There's one move Warsh could make right out of the gate, and it lines up neatly with what he already wants.

At the late April meeting, three FOMC members voted against the policy statement, with the fight centering on a single sentence markets read as a hint that the next move would be a cut.

That dissent gives Warsh an opening. If he can convince the rest of the committee to scrap the sentence, he gets a quick win on his pet issue: less forward guidance, which is when the Fed signals what it plans to do next.

Lou Crandall, chief economist at Wrightson ICAP, called it a smart PR move.
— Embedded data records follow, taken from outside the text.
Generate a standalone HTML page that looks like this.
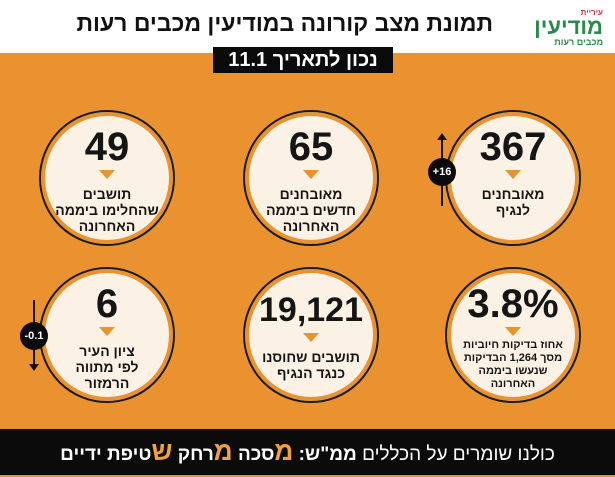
<!DOCTYPE html><html><head><meta charset="utf-8"><style>
body{margin:0;width:615px;height:475px;overflow:hidden;font-family:"Liberation Sans","Noto Sans CJK JP",sans-serif;background:#e9922f;position:relative}
.hdr{position:absolute;left:0;top:0;width:615px;height:53px;background:#fff}
.title{position:absolute;right:122px;top:10px;font-size:23px;font-weight:bold;color:#111;direction:rtl;white-space:nowrap}
.date{position:absolute;left:213px;top:47px;width:180px;height:26px;background:#0b0b0b;color:#fff;font-size:20px;font-weight:bold;text-align:center;line-height:26px;direction:rtl}
.logo{position:absolute;right:12px;top:8px;text-align:right;color:#2b8a4a;direction:rtl;font-weight:bold}
.foot{position:absolute;left:0;top:429px;width:615px;height:46px;background:#0b0b0b;color:#fff;direction:rtl;text-align:center;font-size:19px;line-height:44px;white-space:nowrap}
.c{position:absolute;width:132px;height:132px;border-radius:50%;background:#fbf1e4;border:2px solid #1a1a1a;box-shadow:0 0 0 4px #e9922f inset;text-align:center;direction:rtl}
.c .n{font-size:40px;font-weight:bold;color:#151515;margin-top:14px;line-height:42px}
.c .t{font-size:14px;font-weight:bold;color:#151515;line-height:16px;margin-top:7px}
.tri{width:0;height:0;border-left:8px solid transparent;border-right:8px solid transparent;border-top:9px solid #e9922f;margin:2px auto 0}
.b{position:absolute;width:28px;height:28px;border-radius:50%;background:#0b0b0b;color:#fff;font-size:11px;font-weight:bold;text-align:center;line-height:28px}
.ln{position:absolute;width:2px;background:#111}
</style></head><body>
<div class="hdr"></div>
<div class="title">תמונת מצב קורונה במודיעין מכבים רעות</div>
<div class="logo"><div style="font-size:8px;color:#c33">עיריית</div><div style="font-size:22px;line-height:20px">מודיעין</div><div style="font-size:9px">מכבים רעות</div></div>
<div class="date">נכון לתאריך 11.1</div>

<div class="c" style="left:445px;top:110px"><div class="n">367</div><div class="tri"></div><div class="t">מאובחנים<br>לנגיף</div></div>
<div class="c" style="left:243px;top:110px"><div class="n">65</div><div class="tri"></div><div class="t">מאובחנים<br>חדשים ביממה<br>האחרונה</div></div>
<div class="c" style="left:39px;top:110px"><div class="n">49</div><div class="tri"></div><div class="t">תושבים<br>שהחלימו ביממה<br>האחרונה</div></div>
<div class="c" style="left:445px;top:267px"><div class="n">3.8%</div><div class="tri"></div><div class="t" style="font-size:11px;line-height:13px;margin-top:3px">אחוז בדיקות חיוביות<br>מסך 1,264 הבדיקות<br>שנעשו ביממה<br>האחרונה</div></div>
<div class="c" style="left:243px;top:267px"><div class="n" style="font-size:34px;margin-top:20px">19,121</div><div class="tri"></div><div class="t">תושבים שחוסנו<br>כנגד הנגיף</div></div>
<div class="c" style="left:39px;top:267px"><div class="n">6</div><div class="tri"></div><div class="t">ציון העיר<br>לפי מתווה<br>הרמזור</div></div>

<div class="ln" style="left:441px;top:138px;height:68px"></div>
<div style="position:absolute;left:437px;top:133px;border-left:5px solid transparent;border-right:5px solid transparent;border-bottom:7px solid #111"></div>
<div class="b" style="left:428px;top:158px">+16</div>
<div class="ln" style="left:33px;top:300px;height:66px"></div>
<div style="position:absolute;left:29px;top:364px;border-left:5px solid transparent;border-right:5px solid transparent;border-top:7px solid #111"></div>
<div class="b" style="left:20px;top:322px">-0.1</div>

<div class="foot">כולנו שומרים על הכללים <b>ממ"ש:</b> <b style="color:#f0a040;font-size:26px">מ</b><b>סכה</b> <b style="color:#f0a040;font-size:26px">מ</b><b>רחק</b> <b style="color:#f0a040;font-size:26px">ש</b><b>טיפת ידיים</b></div>
</body></html>
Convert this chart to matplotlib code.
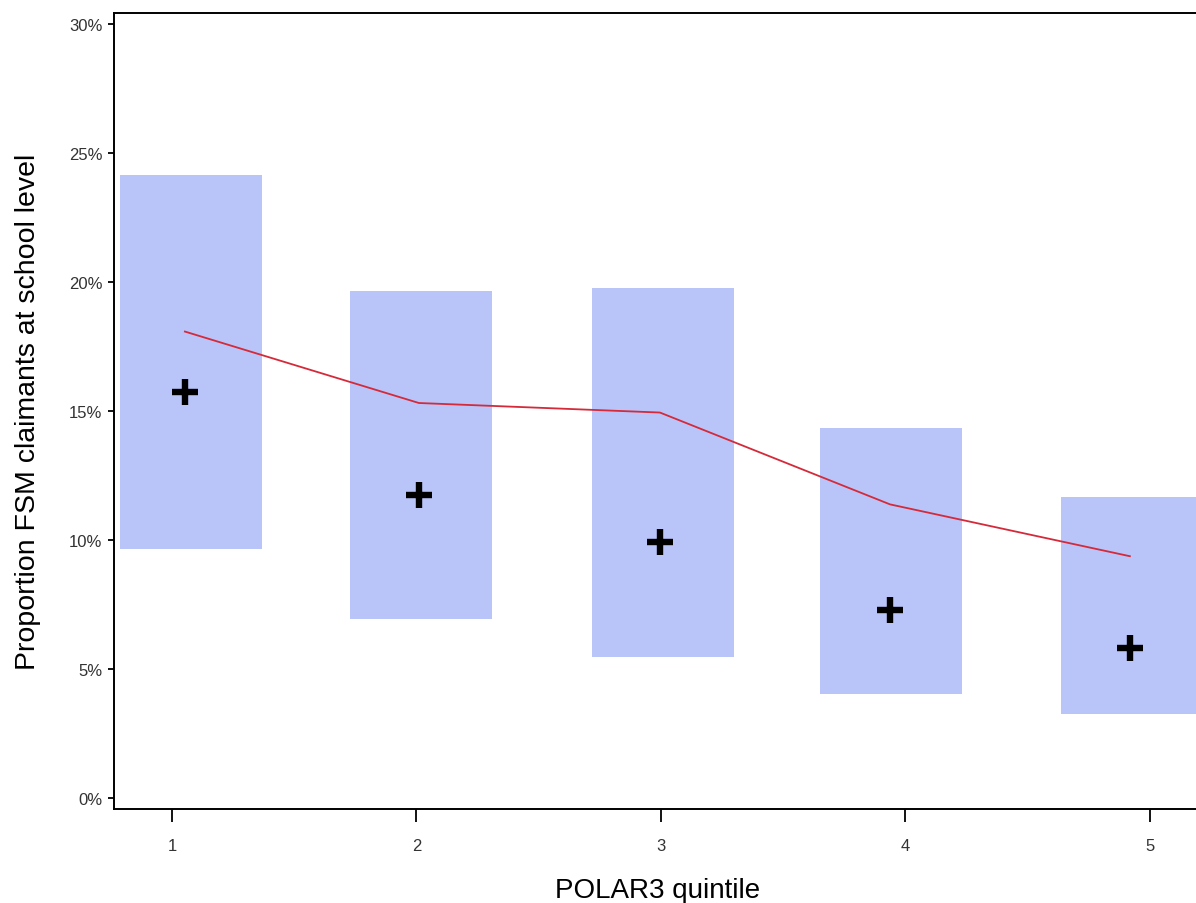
import matplotlib
matplotlib.use("Agg")
import matplotlib.pyplot as plt
from matplotlib.ticker import FuncFormatter

plt.rcParams['font.family'] = ['Liberation Sans', 'DejaVu Sans']

# Data (percent)
quintiles = [1, 2, 3, 4, 5]
box_centers = [1.078, 2.018, 3.008, 3.941, 4.926]
box_low = [9.64, 6.93, 5.46, 4.03, 3.25]
box_high = [24.16, 19.67, 19.78, 14.36, 11.65]
mean_x = [1.053, 2.010, 2.996, 3.937, 4.918]
mean_vals = [15.72, 11.73, 9.91, 7.28, 5.81]
line_vals = [18.08, 15.31, 14.94, 11.38, 9.37]
y_ticks = [0, 5, 10, 15, 20, 25, 30]
box_width = 0.581

fig = plt.figure(figsize=(11.96, 9.04), dpi=100)
ax = fig.add_axes([114/1196, 1 - 810/904, (1202 - 114)/1196, (810 - 14)/904])

heights = [h - l for h, l in zip(box_high, box_low)]
ax.bar(box_centers, heights, width=box_width, bottom=box_low,
       color='#B9C5F9', edgecolor='none', zorder=1)
ax.plot(mean_x, line_vals, color='#D42A3A', lw=1.3, zorder=2)
ax.plot(mean_x, mean_vals, linestyle='none', marker='+', markersize=18.5,
        markeredgewidth=4.6, color='black', zorder=3)

ax.set_xlim(0.763, 5.213)
ax.set_ylim(-0.43, 30.43)
ax.set_xticks(quintiles)
ax.set_yticks(y_ticks)
ax.yaxis.set_major_formatter(FuncFormatter(lambda v, p: f"{int(v)}%"))

for s in ['left', 'bottom', 'top', 'right']:
    ax.spines[s].set_linewidth(1.4)
    ax.spines[s].set_color('black')

ax.tick_params(axis='x', length=9, width=1.3, labelsize=12, pad=12, colors='black', labelcolor='#333333')
ax.tick_params(axis='y', length=4.5, width=1.3, labelsize=12, pad=4, colors='black', labelcolor='#333333')

ax.set_xlabel('POLAR3 quintile', fontsize=20, labelpad=17)
ax.set_ylabel('Proportion FSM claimants at school level', fontsize=20.5, labelpad=20)

fig.savefig('out.png', dpi=100, facecolor='white')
Warsh can frame the change as more honest communication rather than a tightening signal, and he avoids looking like the committee outvoted him at his first meeting.

The Bigger Headache Is Trump

The president nominated Warsh after years of publicly attacking former chair Jerome Powell for keeping rates too high. If Warsh holds, expect the same fight on repeat.

There's a workaround: hold rates with the committee, then publicly say he disagreed and tried to push for a cut. Most Fed watchers say that's a non-starter, since it would gut his credibility with his own committee.

The chair's job, more than anything, is to build consensus. Going public against the committee in his first press conference would burn that capital before he ever uses it.

Worth Noting

Bill English, who used to head monetary affairs at the Fed and now teaches at Yale, knows Warsh well. He doesn't think the new chair will pick a fight on day one, and expects him to try to win the committee over with data over time.

Warsh has also been vocal about killing the Fed's "dot plot" of individual rate projections and even questioning the post-meeting press conference itself, so changes to the format are likely whether or not the rate decision goes his way.